Short problem
Your task is to copy the listing exactly. Drop any pictures from the copy.
** Start Collected data **
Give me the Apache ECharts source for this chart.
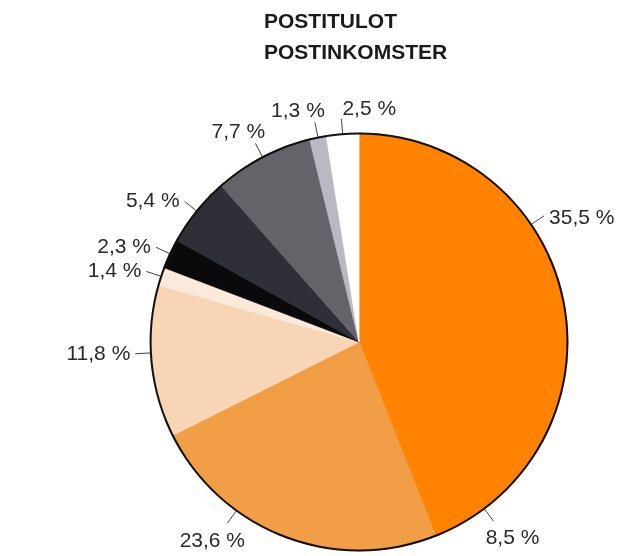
<!DOCTYPE html>
<html>
<head>
<meta charset="utf-8">
<script src="https://cdn.jsdelivr.net/npm/echarts@6/dist/echarts.min.js"></script>
<style>
html,body{margin:0;padding:0;background:#fff;}
#c{width:644px;height:556px;}
</style>
</head>
<body>
<div id="c"></div>
<script>
var titleLines = ['POSTITULOT', 'POSTINKOMSTER'];
var labels = ['35,5 %', '8,5 %', '23,6 %', '11,8 %', '1,4 %', '2,3 %', '5,4 %', '7,7 %', '1,3 %', '2,5 %'];
var values = [35.5, 8.5, 23.6, 11.8, 1.4, 2.3, 5.4, 7.7, 1.3, 2.5];
var colors = ['#FF8300', '#FF8300', '#F19E46', '#F7D5B5', '#FBEADC', '#0A0A0C', '#2F2F37', '#636369', '#B9B9C3', '#FFFFFF'];

var chart = echarts.init(document.getElementById('c'), null, {renderer: 'canvas'});
var CX = 359, CY = 342, R = 209, LEN = 15;

// leader-line anchor angle (degrees clockwise from top) where the reference moves it off the slice middle
var anchorOverride = {0: 55.7, 2: 216, 3: 267};

var total = values.reduce(function (a, b) { return a + b; }, 0);
var midAngles = [];
(function () {
  var acc = 0;
  values.forEach(function (v) { midAngles.push((acc + v / 2) / total * 360); acc += v; });
})();

var data = values.map(function (v, i) {
  return {value: v, name: labels[i], itemStyle: {color: colors[i], borderColor: colors[i], borderWidth: 0.8}};
});

chart.setOption({
  animation: false,
  title: {
    text: titleLines.join('\n'),
    left: 264, top: 7, padding: 0,
    textStyle: {fontFamily: 'Liberation Sans, Arial, sans-serif', fontSize: 21, fontWeight: 'bold', color: '#1a1a1a', lineHeight: 31}
  },
  series: [{
    type: 'pie',
    center: [CX, CY],
    radius: [0, R],
    startAngle: 90,
    clockwise: true,
    avoidLabelOverlap: false,
    silent: true,
    data: data,
    label: {
      show: true,
      formatter: '{b}',
      fontFamily: 'Liberation Sans, Arial, sans-serif',
      fontSize: 21,
      color: '#2a2a2a'
    },
    labelLine: {show: true, length: LEN, length2: 0, smooth: false, lineStyle: {color: '#444', width: 1}},
    labelLayout: function (p) {
      var i = p.dataIndex;
      var a = (anchorOverride[i] != null ? anchorOverride[i] : midAngles[i]) * Math.PI / 180;
      var s = Math.sin(a), c = Math.cos(a);
      var p0 = [CX + R * s, CY - R * c];
      var p1 = [CX + (R + LEN) * s, CY - (R + LEN) * c];
      var ex = p1[0], ey = p1[1];
      var out = {labelLinePoints: [p0, p1, p1]};
      var ratio = Math.abs(c) / Math.max(Math.abs(s), 0.001);
      if (ratio > 1.2) {
        if (c < 0) {
          out.x = ex + (s > 0 ? 19 : -15); out.y = ey + 7; out.align = 'center'; out.verticalAlign = 'top';
        } else if (ratio > 8) {
          out.x = ex + 1; out.y = ey + 1; out.align = 'left'; out.verticalAlign = 'bottom';
        } else {
          out.x = ex + (s > 0 ? 16 : -17); out.y = ey - 1; out.align = 'center'; out.verticalAlign = 'bottom';
        }
      } else if (s > 0) {
        out.x = ex + 5; out.y = ey + 2; out.align = 'left'; out.verticalAlign = 'middle';
      } else {
        out.x = ex - 5; out.y = ey; out.align = 'right'; out.verticalAlign = 'middle';
      }
      return out;
    }
  }, {
    type: 'pie',
    center: [CX, CY],
    radius: [R - 1.6, R + 0.4],
    silent: true,
    label: {show: false},
    labelLine: {show: false},
    itemStyle: {color: '#111', borderWidth: 0},
    data: [{value: 1, name: 'outline'}]
  }]
});
</script>
</body>
</html>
** End Collected data **
Result of the task
Give me the Apache ECharts source for this chart.
<!DOCTYPE html>
<html>
<head>
<meta charset="utf-8">
<script src="https://cdn.jsdelivr.net/npm/echarts@6/dist/echarts.min.js"></script>
<style>
html,body{margin:0;padding:0;background:#fff;}
#c{width:644px;height:556px;}
</style>
</head>
<body>
<div id="c"></div>
<script>
var titleLines = ['POSTITULOT', 'POSTINKOMSTER'];
var labels = ['35,5 %', '8,5 %', '23,6 %', '11,8 %', '1,4 %', '2,3 %', '5,4 %', '7,7 %', '1,3 %', '2,5 %'];
var values = [35.5, 8.5, 23.6, 11.8, 1.4, 2.3, 5.4, 7.7, 1.3, 2.5];
var colors = ['#FF8300', '#FF8300', '#F19E46', '#F7D5B5', '#FBEADC', '#0A0A0C', '#2F2F37', '#636369', '#B9B9C3', '#FFFFFF'];

var chart = echarts.init(document.getElementById('c'), null, {renderer: 'canvas'});
var CX = 359, CY = 342, R = 209, LEN = 15;

// leader-line anchor angle (degrees clockwise from top) where the reference moves it off the slice middle
var anchorOverride = {0: 55.7, 2: 216, 3: 267};

var total = values.reduce(function (a, b) { return a + b; }, 0);
var midAngles = [];
(function () {
  var acc = 0;
  values.forEach(function (v) { midAngles.push((acc + v / 2) / total * 360); acc += v; });
})();

var data = values.map(function (v, i) {
  return {value: v, name: labels[i], itemStyle: {color: colors[i], borderColor: colors[i], borderWidth: 0.8}};
});

chart.setOption({
  animation: false,
  title: {
    text: titleLines.join('\n'),
    left: 264, top: 7, padding: 0,
    textStyle: {fontFamily: 'Liberation Sans, Arial, sans-serif', fontSize: 21, fontWeight: 'bold', color: '#1a1a1a', lineHeight: 31}
  },
  series: [{
    type: 'pie',
    center: [CX, CY],
    radius: [0, R],
    startAngle: 90,
    clockwise: true,
    avoidLabelOverlap: false,
    silent: true,
    data: data,
    label: {
      show: true,
      formatter: '{b}',
      fontFamily: 'Liberation Sans, Arial, sans-serif',
      fontSize: 21,
      color: '#2a2a2a'
    },
    labelLine: {show: true, length: LEN, length2: 0, smooth: false, lineStyle: {color: '#444', width: 1}},
    labelLayout: function (p) {
      var i = p.dataIndex;
      var a = (anchorOverride[i] != null ? anchorOverride[i] : midAngles[i]) * Math.PI / 180;
      var s = Math.sin(a), c = Math.cos(a);
      var p0 = [CX + R * s, CY - R * c];
      var p1 = [CX + (R + LEN) * s, CY - (R + LEN) * c];
      var ex = p1[0], ey = p1[1];
      var out = {labelLinePoints: [p0, p1, p1]};
      var ratio = Math.abs(c) / Math.max(Math.abs(s), 0.001);
      if (ratio > 1.2) {
        if (c < 0) {
          out.x = ex + (s > 0 ? 19 : -15); out.y = ey + 7; out.align = 'center'; out.verticalAlign = 'top';
        } else if (ratio > 8) {
          out.x = ex + 1; out.y = ey + 1; out.align = 'left'; out.verticalAlign = 'bottom';
        } else {
          out.x = ex + (s > 0 ? 16 : -17); out.y = ey - 1; out.align = 'center'; out.verticalAlign = 'bottom';
        }
      } else if (s > 0) {
        out.x = ex + 5; out.y = ey + 2; out.align = 'left'; out.verticalAlign = 'middle';
      } else {
        out.x = ex - 5; out.y = ey; out.align = 'right'; out.verticalAlign = 'middle';
      }
      return out;
    }
  }, {
    type: 'pie',
    center: [CX, CY],
    radius: [R - 1.6, R + 0.4],
    silent: true,
    label: {show: false},
    labelLine: {show: false},
    itemStyle: {color: '#111', borderWidth: 0},
    data: [{value: 1, name: 'outline'}]
  }]
});
</script>
</body>
</html>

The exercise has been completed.